A Pakistani court convicted Osama bin Laden's three widows and two of his daughters of illegally entering and living in the country and sentenced them to 45 days in prison yesterday, with credit for time served, their lawyer said.
The five women have been in detention since last May when United States commandos killed the al-Qaida chief at the walled compound in the Pakistani town of Abbottabad where he had been living with his family for six years.
Pakistani authorities formally arrested the women on March 3, so they will serve another two weeks in prison before being deported to their home countries along with the family's younger children, said their lawyer, Mohammed Amir Khalil. Two of the widows are Saudi and one is Yemeni, he said.
Khalil said Yemen has consented to the return, but he is still in discussions with Saudi officials. Saudi Arabia stripped bin Laden of his citizenship in 1994 because of his verbal attacks against the Saudi royal family.

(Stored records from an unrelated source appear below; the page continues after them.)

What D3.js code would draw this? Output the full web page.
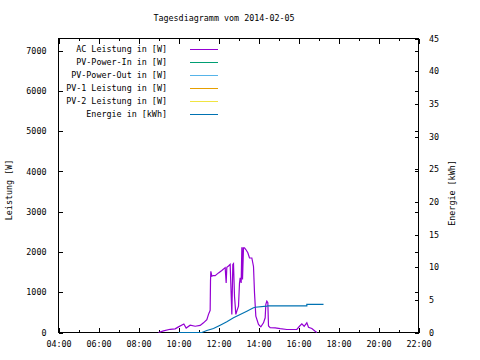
<!DOCTYPE html>
<html><head><meta charset="utf-8">
<script src="https://cdn.jsdelivr.net/npm/d3@7"></script>
<style>
html,body{margin:0;padding:0;background:#fff;}
svg{display:block;}
text{font-family:"DejaVu Sans Mono","Liberation Mono",monospace;font-size:8.4px;fill:#000;}
</style></head><body>
<svg id="c" width="480" height="360"></svg>
<script>
const title = "Tagesdiagramm vom 2014-02-05";
const dayStr = "2014-02-05";
const seriesNames = ["AC Leistung in [W]","PV-Power-In in [W]","PV-Power-Out in [W]","PV-1 Leistung in [W]","PV-2 Leistung in [W]","Energie in [kWh]"];
const seriesColors = ["#9400d3","#009e73","#56b4e9","#e69f00","#f0e442","#0072b2"];
const yTicks = [0,1000,2000,3000,4000,5000,6000,7000];
const y2Ticks = [0,5,10,15,20,25,30,35,40,45];
const xMajor = ["04:00","06:00","08:00","10:00","12:00","14:00","16:00","18:00","20:00","22:00"];
const xMinor = ["05:00","07:00","09:00","11:00","13:00","15:00","17:00","19:00","21:00"];

// AC Leistung [W]
const acTimes = ["09:00","09:15","09:35","09:50","10:00","10:16","10:23","10:35","10:50","11:05","11:15","11:25","11:30","11:35","11:36","11:37","11:40","11:45","11:50","12:00","12:10","12:20","12:23","12:25","12:30","12:35","12:40","12:43","12:45","12:48","12:52","12:55","13:00","13:03","13:05","13:08","13:10","13:11","13:12","13:15","13:18","13:22","13:28","13:33","13:40","13:45","13:48","13:52","14:00","14:07","14:15","14:20","14:22","14:25","14:28","14:30","14:35","14:50","15:05","15:25","15:55","16:03","16:10","16:17","16:25","16:30","16:40","16:50","16:55"];
const acValues = [0,40,80,90,140,210,110,180,155,175,240,320,450,550,1270,1520,1400,1415,1410,1480,1540,1610,1230,1620,1650,1690,450,1690,1710,900,450,530,655,1230,1360,1230,2100,2100,1315,2100,2100,2060,1980,1850,1850,1640,985,405,200,140,240,365,700,780,740,160,120,115,95,75,75,155,215,155,240,130,100,30,0];
const pvInValues = [];
const pvOutValues = [];
const pv1Values = [];
const pv2Values = [];
// Energie [kWh]
const enTimes = ["10:00","11:10","11:25","11:45","12:05","12:25","12:45","13:05","13:25","13:45","13:50","14:25","14:30","16:25","16:25","17:15"];
const enValues = [0,0,0.31,0.61,1.12,1.64,2.25,2.76,3.26,3.78,3.87,4.03,4.09,4.09,4.29,4.29];

const parse = d3.timeParse("%Y-%m-%d %H:%M");
const T = s => parse(dayStr + " " + s);

const L = 58.5, R = 418.5, TOP = 38.5, B = 332.5;
const svg = d3.select("#c");
const x = d3.scaleTime().domain([T("04:00"), T("22:00")]).range([L, R]);
const y = d3.scaleLinear().domain([0, 7300]).range([B, TOP]);
const y2 = d3.scaleLinear().domain([0, 45]).range([B, TOP]);

// title
svg.append("text").attr("x", 224).attr("y", 21).attr("text-anchor","middle").text(title);

// axes
const fmt = d3.timeFormat("%H:%M");
function axisStyle(g){ g.select(".domain").remove(); g.selectAll("line").attr("stroke","#000").attr("shape-rendering","crispEdges"); g.selectAll("text").attr("font-family",null).attr("font-size",null); }

svg.append("g").attr("transform",`translate(0,${B})`)
  .call(d3.axisBottom(x).tickValues(xMajor.map(T)).tickSizeInner(-5).tickSizeOuter(0).tickFormat(fmt))
  .call(axisStyle).call(g=>g.selectAll("text").attr("dy","0").attr("y",14));
svg.append("g").attr("transform",`translate(0,${B})`)
  .call(d3.axisBottom(x).tickValues(xMinor.map(T)).tickSizeInner(-2.5).tickSizeOuter(0).tickFormat(""))
  .call(axisStyle);
svg.append("g").attr("transform",`translate(0,${TOP})`)
  .call(d3.axisTop(x).tickValues(xMajor.map(T)).tickSizeInner(-5).tickSizeOuter(0).tickFormat(""))
  .call(axisStyle);
svg.append("g").attr("transform",`translate(0,${TOP})`)
  .call(d3.axisTop(x).tickValues(xMinor.map(T)).tickSizeInner(-2.5).tickSizeOuter(0).tickFormat(""))
  .call(axisStyle);

svg.append("g").attr("transform",`translate(${L},0)`)
  .call(d3.axisLeft(y).tickValues(yTicks).tickSizeInner(-4).tickSizeOuter(0).tickPadding(12).tickFormat(d3.format("d")))
  .call(axisStyle);
svg.append("g").attr("transform",`translate(${R},0)`)
  .call(d3.axisRight(y).tickValues(yTicks).tickSizeInner(-4).tickSizeOuter(0).tickFormat(""))
  .call(axisStyle);
svg.append("g").attr("transform",`translate(${R},0)`)
  .call(d3.axisRight(y2).tickValues(y2Ticks).tickSizeInner(-4).tickSizeOuter(0).tickPadding(10.5).tickFormat(d3.format("d")))
  .call(axisStyle);

// frame
svg.append("rect").attr("x",L).attr("y",TOP).attr("width",R-L).attr("height",B-TOP)
  .attr("fill","none").attr("stroke","#000").attr("shape-rendering","crispEdges");

// axis titles
svg.append("text").attr("transform","translate(12,190) rotate(-90)").attr("text-anchor","middle").text("Leistung [W]");
svg.append("text").attr("transform","translate(455,193) rotate(-90)").attr("text-anchor","middle").text("Energie [kWh]");

// data lines
const lineW = d3.line().x(d=>x(d[0])).y(d=>y(d[1]));
const lineE = d3.line().x(d=>x(d[0])).y(d=>y2(d[1]));
const mk = (times, vals) => times.map((t,i)=>[T(t), vals[i]]);
const seriesData = [mk(acTimes, acValues), pvInValues, pvOutValues, pv1Values, pv2Values];
seriesData.forEach((d,i)=>{
  if(d.length) svg.append("path").datum(d).attr("fill","none").attr("stroke",seriesColors[i]).attr("stroke-width",1.2).attr("d",lineW);
});
svg.append("path").datum(mk(enTimes, enValues)).attr("fill","none").attr("stroke",seriesColors[5]).attr("stroke-width",1.2).attr("d",lineE);

// legend
const lg = svg.append("g");
seriesNames.forEach((n,i)=>{
  const yy = 49 + i*13.07;
  lg.append("text").attr("x",167).attr("y",yy+3).attr("text-anchor","end").text(n);
  lg.append("line").attr("x1",190).attr("x2",218).attr("y1",yy).attr("y2",yy)
    .attr("stroke",seriesColors[i]).attr("stroke-width",1).attr("shape-rendering","crispEdges");
});
</script>
</body></html>
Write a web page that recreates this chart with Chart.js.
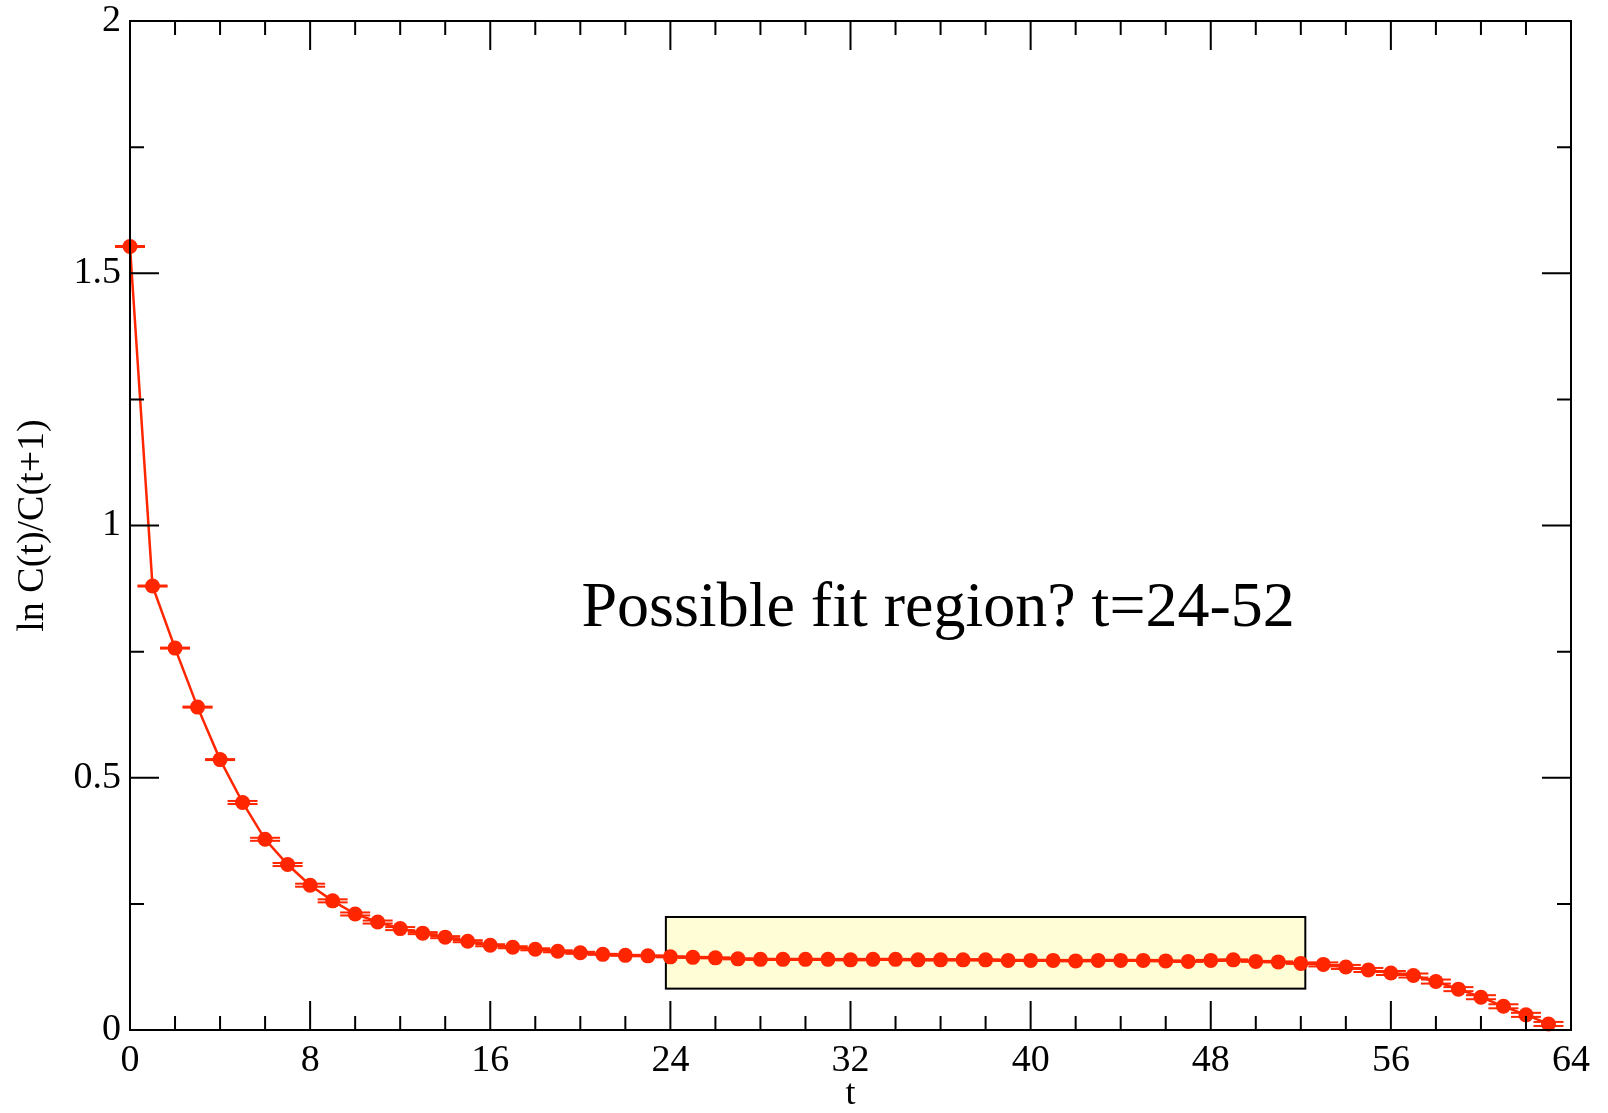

Islamabad was outraged by the US raid that killed bin Laden because it was not told about it beforehand. Pakistani officials have said they had no idea the al-Qaida chief was in Abbottabad.
Details uncovered recently from the interrogation of bin Laden's 30-year-old Yemeni wife, Amal Ahmed Abdel-Fatah al-Sada, raised fresh questions about how he was able to remain undetected for so long in Pakistan after September 11, 2001, despite a massive manhunt.
After leaving Afghanistan, bin Laden lived in five safe houses over nine years while on the run in Pakistan and fathered four children, according to al-Sada's interrogation report.
Al-Sada's account says she flew to Pakistan in 2000 and traveled to Afghanistan where she married bin Laden before the September 11 attacks.
After that, the family "scattered" and she traveled to Karachi. She later met up with bin Laden in Peshawar and then moved to the Swat Valley, where they lived in two houses. They moved one more time before settling in Abbottabad in 2005.